Did you know: Up until September 2018, we had a more detailed map of Mars than we had of Antarctica? That, thankfully, has been changed by scientists in the United States who have released a new map of Antarctica – one that puts maps of all other continents to shame.
This new map, called The Reference Elevation Model of Antarctica (REMA), has a resolution of 2 to 8 meters, compared to the previous maps’ spatial resolution of 1,000 meters. Seeing them side by side in the image below helps to appreciate the stark difference in visual clarity of the two maps:
According to project leader Ian Howat, who is a professor at The Ohio State University, “At this resolution, you can see almost everything. We can actually see variations in the snow in some places. We will be able to measure changes in the surface of the continent over time. We will see changes in snow cover, changes in the motion of ice, we will be able to monitor river discharge, flooding and volcanoes. We will be able to see the thinning of glaciers.”

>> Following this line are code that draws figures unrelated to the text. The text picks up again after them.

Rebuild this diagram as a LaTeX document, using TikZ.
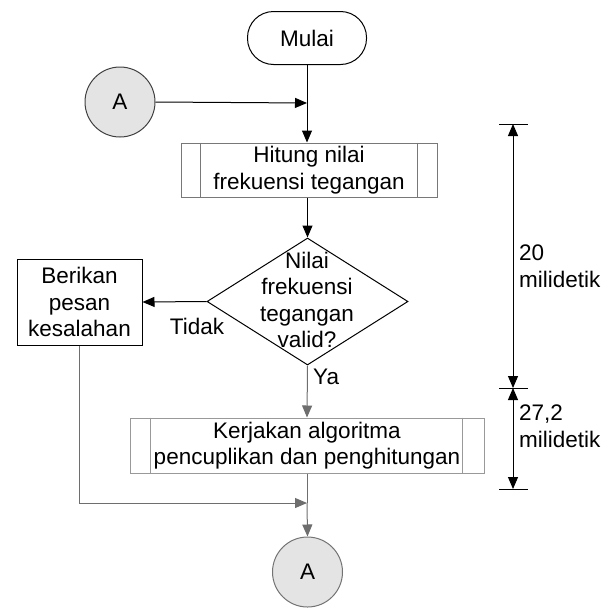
\documentclass[tikz,border=0pt]{standalone}
\usepackage{fontspec}
\setmainfont{Liberation Sans}
\usetikzlibrary{shapes.geometric,arrows.meta,calc}
\definecolor{boxgray}{RGB}{120,120,120}
\definecolor{lightfill}{RGB}{228,228,228}
\definecolor{arrgray}{RGB}{110,110,110}
\begin{document}
\begin{tikzpicture}[x=1pt,y=-1pt,
  txt/.style={font=\fontsize{22.5}{26.5}\selectfont, align=center},
  arr/.style={-{Triangle[length=12pt,width=10pt]}, line width=1pt},
  garr/.style={arr, draw=arrgray},
  dimarr/.style={{Triangle[length=12pt,width=10pt]}-{Triangle[length=12pt,width=10pt]}, line width=1pt},
  procbox/.style={draw=boxgray, line width=1pt, inner sep=0pt, txt},
  conn/.style={circle, draw=black!75, fill=lightfill, line width=1pt, minimum size=70pt, inner sep=0pt, txt}
]
\useasboundingbox (0,0) rectangle (609,608);

% nodes
\node[draw, line width=1pt, rounded corners=26pt, minimum width=119pt, minimum height=53pt, inner sep=0pt, txt] (mulai) at (307,38) {Mulai};
\node[conn] (atop) at (120,102) {A};
\node[procbox, minimum width=256pt, minimum height=54pt] (hitung) at (309,170) {Hitung nilai\\frekuensi tegangan};
\draw[boxgray, line width=1pt] ($(hitung.north west)+(20,0)$) -- ($(hitung.south west)+(20,0)$);
\draw[boxgray, line width=1pt] ($(hitung.north east)+(-20,0)$) -- ($(hitung.south east)+(-20,0)$);
\node[diamond, draw, line width=1pt, minimum width=201pt, minimum height=127pt, inner sep=0pt] (dec) at (307.5,301.5) {};
\node[txt] (dectext) at (307,300) {Nilai\\frekuensi\\tegangan\\valid?};
\node[draw, line width=1pt, minimum width=125pt, minimum height=86pt, inner sep=0pt, txt] (berikan) at (79.5,302) {Berikan\\pesan\\kesalahan};
\node[procbox, draw=black!40, minimum width=354pt, minimum height=55pt] (kerja) at (307,445.5) {Kerjakan algoritma\\pencuplikan dan penghitungan};
\draw[black!40, line width=1pt] ($(kerja.north west)+(21,0)$) -- ($(kerja.south west)+(21,0)$);
\draw[black!40, line width=1pt] ($(kerja.north east)+(-22,0)$) -- ($(kerja.south east)+(-22,0)$);
\node[conn, draw=black!55] (abot) at (307.5,572) {A};

\node[txt, anchor=center] (tidak) at (197,326) {Tidak};
\node[txt, anchor=west, inner sep=0pt] (ya) at (313,377) {Ya};

% junctions
\coordinate (j1) at (307,103);
\coordinate (j2) at (307,503);
\coordinate (bcorner) at (berikan.south |- j2);

% connectors
\draw[line width=1pt] (mulai.south) -- (j1);
\draw[arr] (j1) -- (hitung.north -| j1);
\draw[arr] (atop.east) -- (j1);
\draw[arr] (hitung.south -| dec.north) -- (dec.north);
\draw[arr] (dec.west) -- (berikan.east);
\draw[garr] (dec.south) -- (kerja.north);
\draw[draw=arrgray, line width=1pt] (kerja.south) -- (j2);
\draw[garr] (j2) -- (abot.north);
\draw[garr] (berikan.south) -- (bcorner) -- (j2);

% dimensions
\coordinate (d1) at (513,124);
\coordinate (d2) at (513,388);
\coordinate (d3) at (513,489);
\draw[line width=1pt] ($(d1)+(-14,0)$) -- ($(d1)+(15,0)$);
\draw[line width=1pt] ($(d2)+(-14,0)$) -- ($(d2)+(15,0)$);
\draw[line width=1pt] ($(d3)+(-14,0)$) -- ($(d3)+(15,0)$);
\draw[dimarr] (d1) -- (d2);
\draw[dimarr] (d2) -- (d3);
\node[txt, align=left, anchor=west, inner sep=0pt] (lab1) at (519,266) {20\\milidetik};
\node[txt, align=left, anchor=west, inner sep=0pt] (lab2) at (519,426) {27,2\\milidetik};
\end{tikzpicture}
\end{document}
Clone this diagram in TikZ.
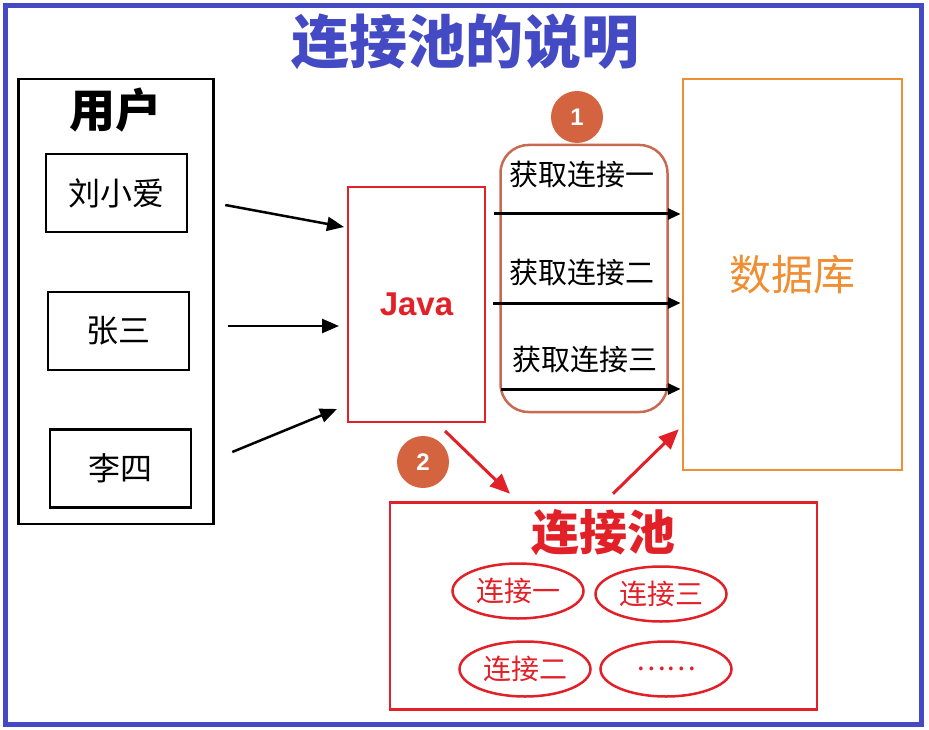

If you’re thinking that sounds a bit too incredible, wait till you hear what the file size of this one single map is: 150 terabytes! Check out its miniature version below:
No wonder it took a supercomputer to process the high-resolution images provided by a constellation of polar-orbiting satellites. On an average, these satellites captured all the different regions of Antarctica at least 10 times – resulting in a map so accurate that you could even do route-planning for the treacherous terrain of the continent, just like you would have done for any urban city using Google Maps.
As Howat sums up, “It changes the threshold of what you can do in the comfort of your own office compared to what you had to do in the field.”